De acordo com o protocolo que define as ações do GSI e do CMP (Comando Militar do Planalto) na defesa do Palácio (chamado de Plano de Operações Escudo), competia ao DSeg demandar o emprego de militares, e buscar informações de inteligência para o planejamento.
No âmbito do DSeg, cabia à CGSI (Coordenação-Geral de Segurança de Instalações) planejar e acionar a tropa do Exército. Desde 2020, a coordenação estava sob comando do coronel André Luiz Garcia Furtado. Às vésperas da invasão, ele previu situação de “normalidade” para o final de semana.
No dia 8 de janeiro, devido à escala de plantão, o major José Eduardo Natale era o coordenador de segurança em serviço. Natale aparece nas imagens do Palácio do Planalto entregando garrafas de água aos golpistas que haviam invadido e depredado o prédio.
A filmagem também mostra o baixo número de homens no palácio e a passividade da tropa —que chegou a cantar o hino nacional com os vândalos. O comandante do chamado BGP, Batalhão da Guarda Presidencial, era o coronel Paulo Jorge Fernandes da Hora.
Em depoimento à CPI da Câmara Legislativa do Distrito Federal, GDias admitiu que manteve no início do governo Lula quase toda a equipe de Bolsonaro —a começar pelo secretário-executivo, o segundo cargo mais alto do ministério.

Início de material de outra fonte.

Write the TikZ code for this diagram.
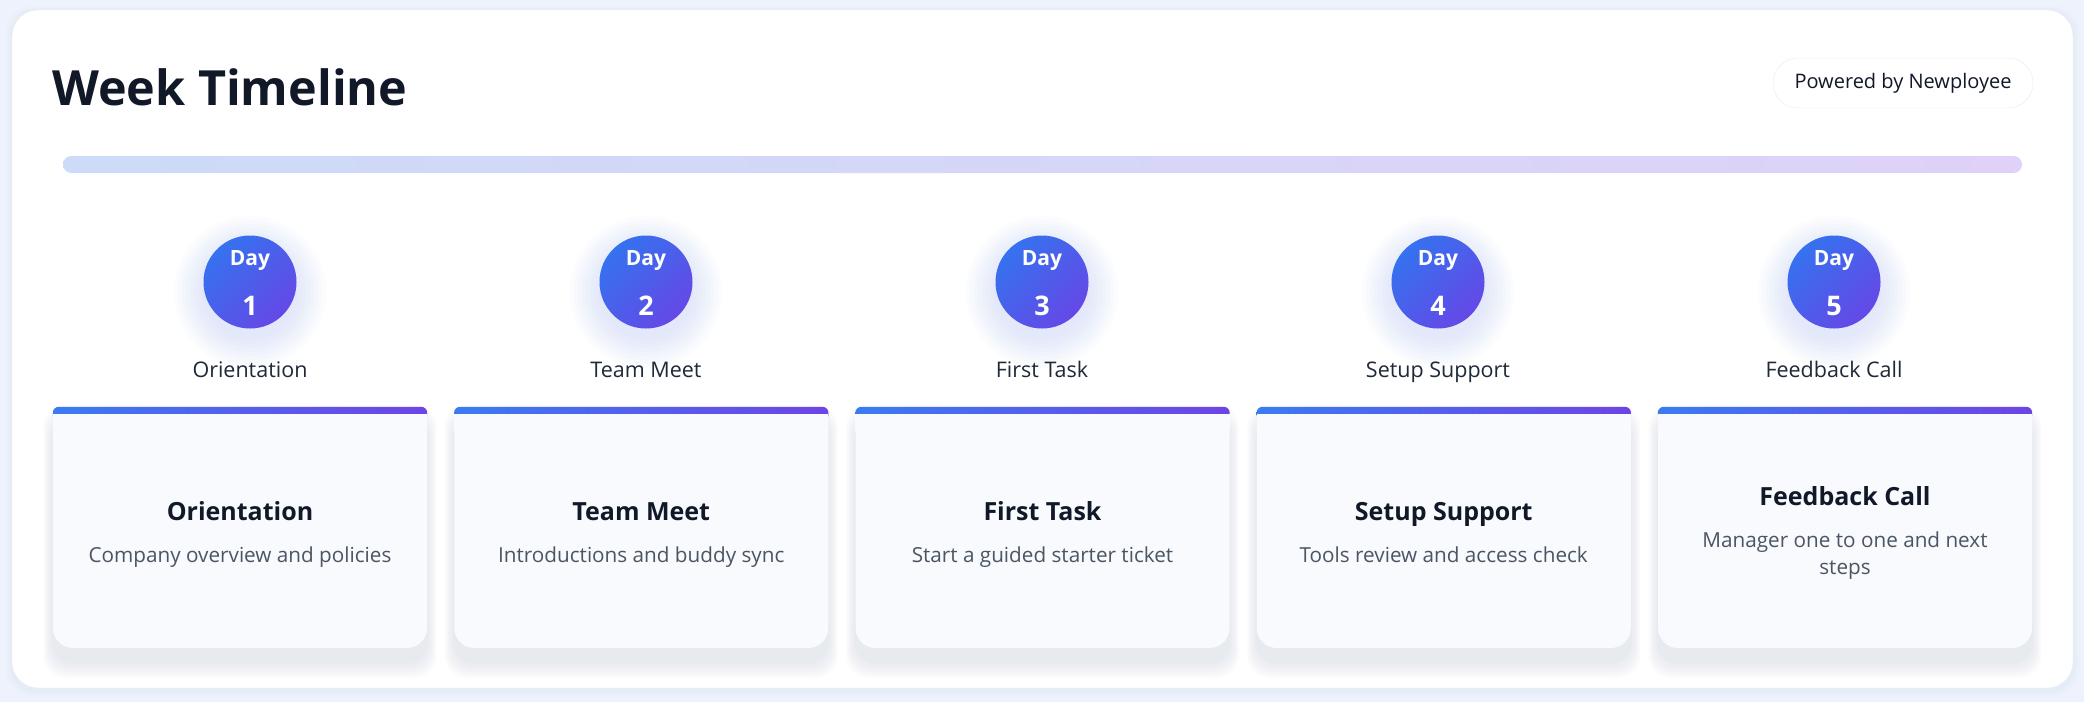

“Praticamente, senhores e senhoras, eu assumi a equipe antiga, principalmente o secretário-executivo. O secretário-executivo é o grande gestor do ministério. O ministério de segurança [GSI] tem quatro secretarias e um departamento”, disse GDias à CPI do DF em junho.

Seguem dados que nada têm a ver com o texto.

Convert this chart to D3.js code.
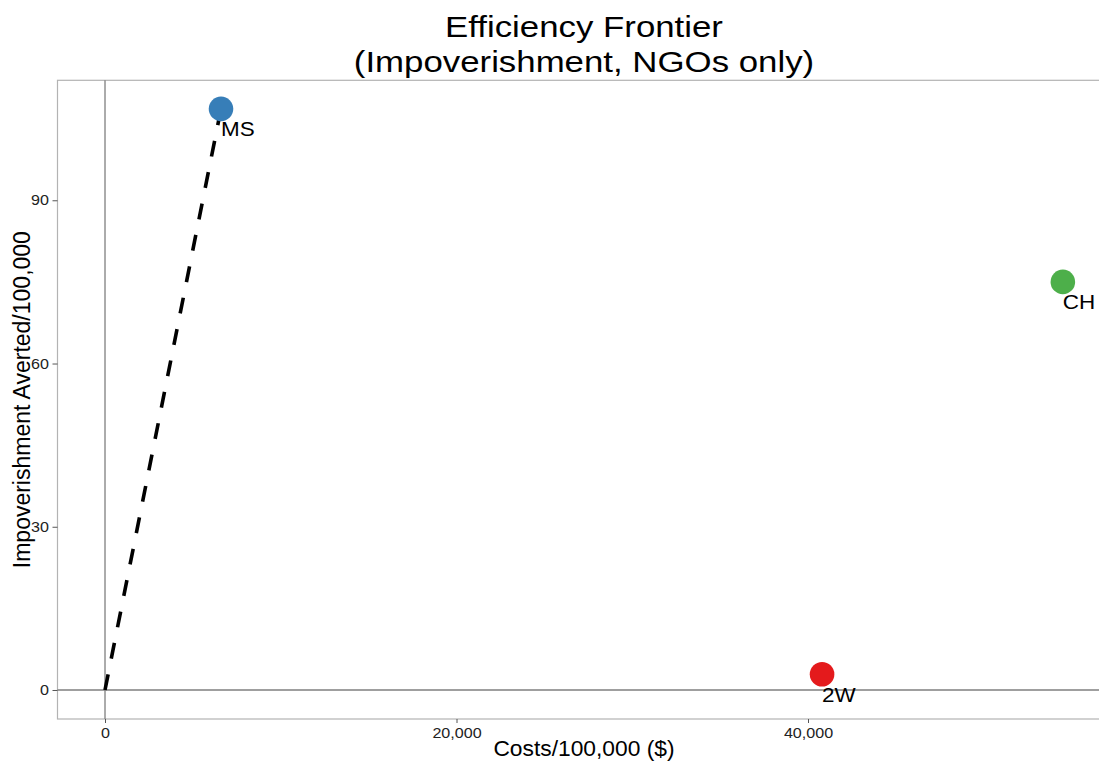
<!DOCTYPE html>
<html><head><meta charset="utf-8">
<script src="https://cdn.jsdelivr.net/npm/d3@7"></script>
<style>
body{margin:0;background:#fff;}
text{font-family:"Liberation Sans",Arial,Helvetica,sans-serif;}
</style></head>
<body><svg id="c" width="1099" height="761"></svg>
<script>
const labels = ["MS","CH","2W"];
const costs = [6600, 54500, 40800];
const averted = [106.8, 75.0, 2.9];
const colors = ["#377EB8","#4DAF4A","#E41A1C"];
const xTicks = [0, 20000, 40000];
const yTicks = [0, 30, 60, 90];
const frontier = [{x:0,y:0},{x:6600,y:106.8}];

const svg = d3.select("#c");
const L = 57.5, R = 1110, T = 80.3, B = 719;
const x = d3.scaleLinear().domain([-2703, 57183]).range([L, R]);
const y = d3.scaleLinear().domain([-5.33, 112.05]).range([B, T]);

function stretch(sel, f){
  sel.each(function(){
    const w = this.getComputedTextLength();
    this.setAttribute("textLength", (w*f).toFixed(2));
    this.setAttribute("lengthAdjust","spacingAndGlyphs");
  });
}

// panel border
svg.append("rect").attr("x",L).attr("y",T).attr("width",R-L).attr("height",B-T)
  .attr("fill","none").attr("stroke","#b3b3b3").attr("stroke-width",1.2);

// reference lines
svg.append("line").attr("x1",x(0)).attr("x2",x(0)).attr("y1",T).attr("y2",B)
  .attr("stroke","#7f7f7f").attr("stroke-width",1.3);
svg.append("line").attr("x1",L).attr("x2",R).attr("y1",y(0)).attr("y2",y(0))
  .attr("stroke","#7f7f7f").attr("stroke-width",1.3);

// axes
const ya = svg.append("g").attr("transform",`translate(${L},0)`)
  .call(d3.axisLeft(y).tickValues(yTicks).tickSize(5).tickPadding(3.5));
const xa = svg.append("g").attr("transform",`translate(0,${B})`)
  .call(d3.axisBottom(x).tickValues(xTicks).tickSize(4).tickPadding(5).tickFormat(d3.format(",")));
[ya,xa].forEach(g=>{
  g.attr("font-size",14).attr("font-family","'Liberation Sans',Arial,sans-serif");
  g.select(".domain").remove();
  g.selectAll("line").attr("stroke","#555");
  g.selectAll("text").attr("font-size",14).attr("fill","#222");
  stretch(g.selectAll("text"), 1.15);
});

// frontier
svg.append("path").datum(frontier)
  .attr("d", d3.line().x(d=>x(d.x)).y(d=>y(d.y)))
  .attr("fill","none").attr("stroke","#000").attr("stroke-width",3.6)
  .attr("stroke-dasharray","16,16");

// points
const data = labels.map((l,i)=>({l, c:costs[i], a:averted[i], col:colors[i]}));
svg.selectAll("circle.p").data(data).join("circle")
  .attr("cx",d=>x(d.c)).attr("cy",d=>y(d.a)).attr("r",12.3).attr("fill",d=>d.col);
const labs = svg.selectAll("text.lab").data(data).join("text")
  .attr("x",d=>x(d.c)).attr("y",d=>y(d.a)+27.5)
  .attr("font-size",19.5).attr("fill","#000").text(d=>d.l);
stretch(labs, 1.15);

// titles
const tx = 584;
const t1 = svg.append("text").attr("x",tx).attr("y",36.5).attr("text-anchor","middle")
  .attr("font-size",29.5).text("Efficiency Frontier");
const t2 = svg.append("text").attr("x",tx).attr("y",71.5).attr("text-anchor","middle")
  .attr("font-size",29.5).text("(Impoverishment, NGOs only)");
stretch(t1, 1.18); stretch(t2, 1.18);
svg.append("text").attr("x",tx).attr("y",756).attr("text-anchor","middle")
  .attr("font-size",22.8).text("Costs/100,000 ($)");
svg.append("text").attr("transform",`translate(29.5,${(T+B)/2}) rotate(-90)`)
  .attr("text-anchor","middle").attr("font-size",23).text("Impoverishment Averted/100,000");
</script></body></html>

“Eu ainda acredito na minha instituição, no meu Exército. Nós somos uma organização de Estado, não de governo. E eu sempre acreditei nisso. E, mais uma vez, errado ou não, eu acreditei. Então, o Exército é apolítico. Ele é apartidário. E nós devemos acreditar nisso”, afirmou o general.

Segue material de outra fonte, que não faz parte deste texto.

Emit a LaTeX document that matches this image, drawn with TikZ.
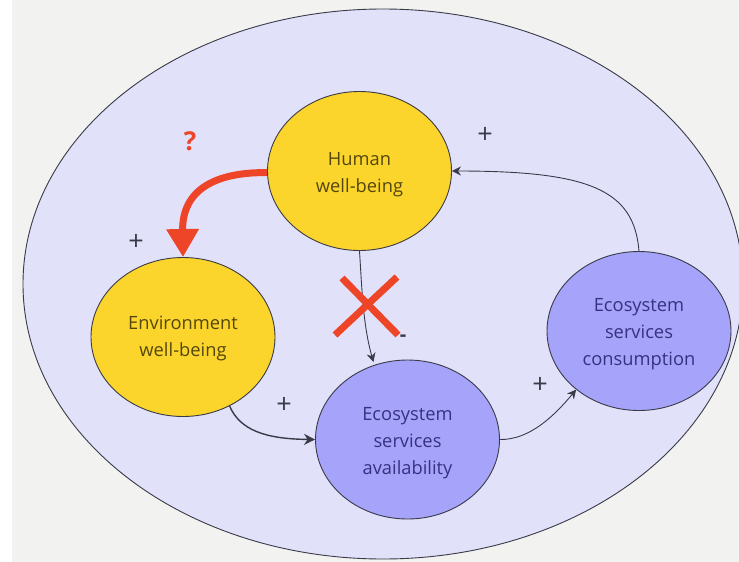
\documentclass[tikz,border=0pt]{standalone}
\usepackage{fontspec}
\setmainfont{Open Sans}
\usetikzlibrary{arrows.meta,shapes.geometric}
\definecolor{bgg}{HTML}{F2F2F0}
\definecolor{ell}{HTML}{E1E2FA}
\definecolor{yel}{HTML}{FBD52B}
\definecolor{pur}{HTML}{A6A3FB}
\definecolor{redx}{HTML}{EE4528}
\definecolor{ink}{HTML}{3A3A48}
\definecolor{ytxt}{HTML}{54470E}
\definecolor{ptxt}{HTML}{363280}
\newcommand{\lifted}[1]{\rule{0pt}{#1}}
\tikzset{
  x=1pt,y=-1pt,
  bubble/.style={ellipse,draw=ink,line width=.9pt,minimum width=184pt,minimum height=159pt,align=center,font=\fontsize{18.3}{27}\selectfont,inner sep=0pt},
  conn/.style={draw=ink,line width=.9pt,-{Stealth[length=9pt,width=9pt]}},
  conn2/.style={conn,line width=1.4pt,-{Stealth[length=11pt,width=11pt]}},
  sign/.style={text=ink,font=\fontsize{27}{27}\selectfont,inner sep=0pt},
  cross/.style={draw=redx,line width=7pt},
}
\begin{document}
\begin{tikzpicture}
\useasboundingbox (0,0) rectangle (739,562);
\fill[white] (0,0) rectangle (739,562);
\fill[bgg] (12,0) rectangle (739,562);
\node[ellipse,draw=ink,line width=.9pt,fill=ell,minimum width=720pt,minimum height=550pt,inner sep=0pt] (outer) at (383,284) {};
\node[bubble,fill=yel,text=ytxt] (hw) at (359.5,171) {\lifted{20pt}Human\\well-being};
\node[bubble,fill=yel,text=ytxt] (ew) at (183,337) {\lifted{16pt}Environment\\well-being};
\node[bubble,fill=pur,text=ptxt] (esa) at (407.5,439.5) {\lifted{20pt}Ecosystem\\services\\availability};
\node[bubble,fill=pur,text=ptxt] (esc) at (639,331) {\lifted{20pt}Ecosystem\\services\\consumption};
\draw[redx,line width=7pt,-{Triangle[length=28pt,width=31pt]}] (hw.181) .. controls (215,172) and (182,190) .. (ew.north);
\draw[conn,shorten >=3pt] (hw.-90) .. controls (362,290) and (363,325) .. (esa.114);
\draw[conn2] (ew.-56) .. controls (240,430) and (265,439) .. (esa.west);
\draw[conn] (esa.east) .. controls (530,440) and (555,415) .. (esc.223);
\draw[conn] (esc.north) .. controls (634,190) and (590,171) .. (hw.east);
\coordinate (xa) at (342,278); \coordinate (xb) at (398,335);
\coordinate (xc) at (397,277); \coordinate (xd) at (335,335);
\draw[cross] (xa) -- (xb);
\draw[cross] (xc) -- (xd);
\node[text=redx,font=\fontsize{26}{26}\selectfont\bfseries,inner sep=0pt] (q) at (190,141) {?};
\node[sign] (p1) at (485,135) {+};
\node[sign] (p2) at (136,242) {+};
\node[sign] (p3) at (284,405) {+};
\node[sign] (p4) at (540,385) {+};
\node[sign,font=\fontsize{20}{20}\selectfont\bfseries] (m1) at (403,338) {-};
\end{tikzpicture}
\end{document}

A Folha procurou os militares por meio da assessoria de comunicação do Exército. Em nota, a Força disse não comentar apurações de outros órgãos, mas afirmou que “vem acompanhando as diligências realizadas por determinação da Justiça e colaborando com as investigações em curso.”
“Por fim, cabe destacar que o Exército Brasileiro não compactua com eventuais desvios de conduta de quaisquer de seus integrantes.”